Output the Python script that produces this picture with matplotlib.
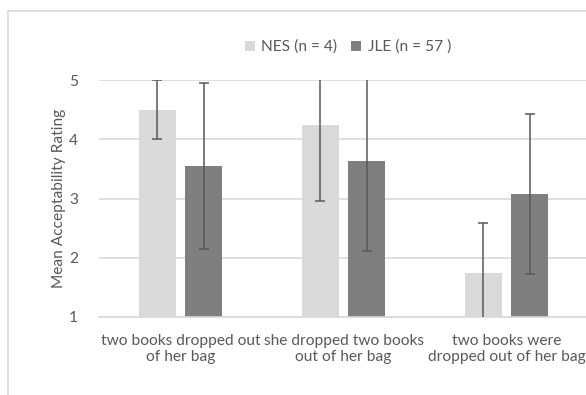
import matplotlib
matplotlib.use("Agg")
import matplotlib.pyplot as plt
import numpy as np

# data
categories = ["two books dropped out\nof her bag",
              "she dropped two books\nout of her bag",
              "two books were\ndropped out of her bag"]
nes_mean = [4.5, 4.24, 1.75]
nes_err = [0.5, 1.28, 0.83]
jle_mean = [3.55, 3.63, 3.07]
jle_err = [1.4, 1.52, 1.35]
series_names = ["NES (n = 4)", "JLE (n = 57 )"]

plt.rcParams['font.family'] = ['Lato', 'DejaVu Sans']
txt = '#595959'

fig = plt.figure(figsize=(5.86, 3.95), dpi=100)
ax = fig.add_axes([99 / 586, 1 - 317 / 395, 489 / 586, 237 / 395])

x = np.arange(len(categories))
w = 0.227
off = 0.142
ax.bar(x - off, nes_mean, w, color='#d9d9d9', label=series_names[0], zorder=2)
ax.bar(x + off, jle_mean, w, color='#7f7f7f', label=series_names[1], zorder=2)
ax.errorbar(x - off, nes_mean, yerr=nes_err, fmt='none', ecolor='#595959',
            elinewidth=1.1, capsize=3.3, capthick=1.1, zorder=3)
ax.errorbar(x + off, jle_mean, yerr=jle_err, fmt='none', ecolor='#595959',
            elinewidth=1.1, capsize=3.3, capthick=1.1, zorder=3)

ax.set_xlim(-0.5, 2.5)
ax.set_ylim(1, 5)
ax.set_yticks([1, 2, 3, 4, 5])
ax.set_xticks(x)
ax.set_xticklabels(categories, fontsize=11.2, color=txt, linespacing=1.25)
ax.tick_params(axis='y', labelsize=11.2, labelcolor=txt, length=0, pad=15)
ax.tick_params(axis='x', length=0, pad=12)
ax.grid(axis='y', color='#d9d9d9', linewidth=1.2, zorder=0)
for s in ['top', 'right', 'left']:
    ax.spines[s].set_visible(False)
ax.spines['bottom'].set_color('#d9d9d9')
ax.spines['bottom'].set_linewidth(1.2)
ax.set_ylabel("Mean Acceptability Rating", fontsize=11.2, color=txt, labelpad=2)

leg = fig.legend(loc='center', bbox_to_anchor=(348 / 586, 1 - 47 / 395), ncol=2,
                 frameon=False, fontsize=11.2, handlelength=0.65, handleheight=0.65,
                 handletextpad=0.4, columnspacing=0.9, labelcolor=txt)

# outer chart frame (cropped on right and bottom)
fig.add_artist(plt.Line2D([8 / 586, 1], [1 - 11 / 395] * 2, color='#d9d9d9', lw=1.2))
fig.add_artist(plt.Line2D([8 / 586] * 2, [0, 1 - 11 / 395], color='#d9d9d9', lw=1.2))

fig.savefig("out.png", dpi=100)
══════════
# Exercise description:
Copy each line above precisely, dropping the pictures.

# Problem solution:
Output the Python script that produces this picture with matplotlib.
import matplotlib
matplotlib.use("Agg")
import matplotlib.pyplot as plt
import numpy as np

# data
categories = ["two books dropped out\nof her bag",
              "she dropped two books\nout of her bag",
              "two books were\ndropped out of her bag"]
nes_mean = [4.5, 4.24, 1.75]
nes_err = [0.5, 1.28, 0.83]
jle_mean = [3.55, 3.63, 3.07]
jle_err = [1.4, 1.52, 1.35]
series_names = ["NES (n = 4)", "JLE (n = 57 )"]

plt.rcParams['font.family'] = ['Lato', 'DejaVu Sans']
txt = '#595959'

fig = plt.figure(figsize=(5.86, 3.95), dpi=100)
ax = fig.add_axes([99 / 586, 1 - 317 / 395, 489 / 586, 237 / 395])

x = np.arange(len(categories))
w = 0.227
off = 0.142
ax.bar(x - off, nes_mean, w, color='#d9d9d9', label=series_names[0], zorder=2)
ax.bar(x + off, jle_mean, w, color='#7f7f7f', label=series_names[1], zorder=2)
ax.errorbar(x - off, nes_mean, yerr=nes_err, fmt='none', ecolor='#595959',
            elinewidth=1.1, capsize=3.3, capthick=1.1, zorder=3)
ax.errorbar(x + off, jle_mean, yerr=jle_err, fmt='none', ecolor='#595959',
            elinewidth=1.1, capsize=3.3, capthick=1.1, zorder=3)

ax.set_xlim(-0.5, 2.5)
ax.set_ylim(1, 5)
ax.set_yticks([1, 2, 3, 4, 5])
ax.set_xticks(x)
ax.set_xticklabels(categories, fontsize=11.2, color=txt, linespacing=1.25)
ax.tick_params(axis='y', labelsize=11.2, labelcolor=txt, length=0, pad=15)
ax.tick_params(axis='x', length=0, pad=12)
ax.grid(axis='y', color='#d9d9d9', linewidth=1.2, zorder=0)
for s in ['top', 'right', 'left']:
    ax.spines[s].set_visible(False)
ax.spines['bottom'].set_color('#d9d9d9')
ax.spines['bottom'].set_linewidth(1.2)
ax.set_ylabel("Mean Acceptability Rating", fontsize=11.2, color=txt, labelpad=2)

leg = fig.legend(loc='center', bbox_to_anchor=(348 / 586, 1 - 47 / 395), ncol=2,
                 frameon=False, fontsize=11.2, handlelength=0.65, handleheight=0.65,
                 handletextpad=0.4, columnspacing=0.9, labelcolor=txt)

# outer chart frame (cropped on right and bottom)
fig.add_artist(plt.Line2D([8 / 586, 1], [1 - 11 / 395] * 2, color='#d9d9d9', lw=1.2))
fig.add_artist(plt.Line2D([8 / 586] * 2, [0, 1 - 11 / 395], color='#d9d9d9', lw=1.2))

fig.savefig("out.png", dpi=100)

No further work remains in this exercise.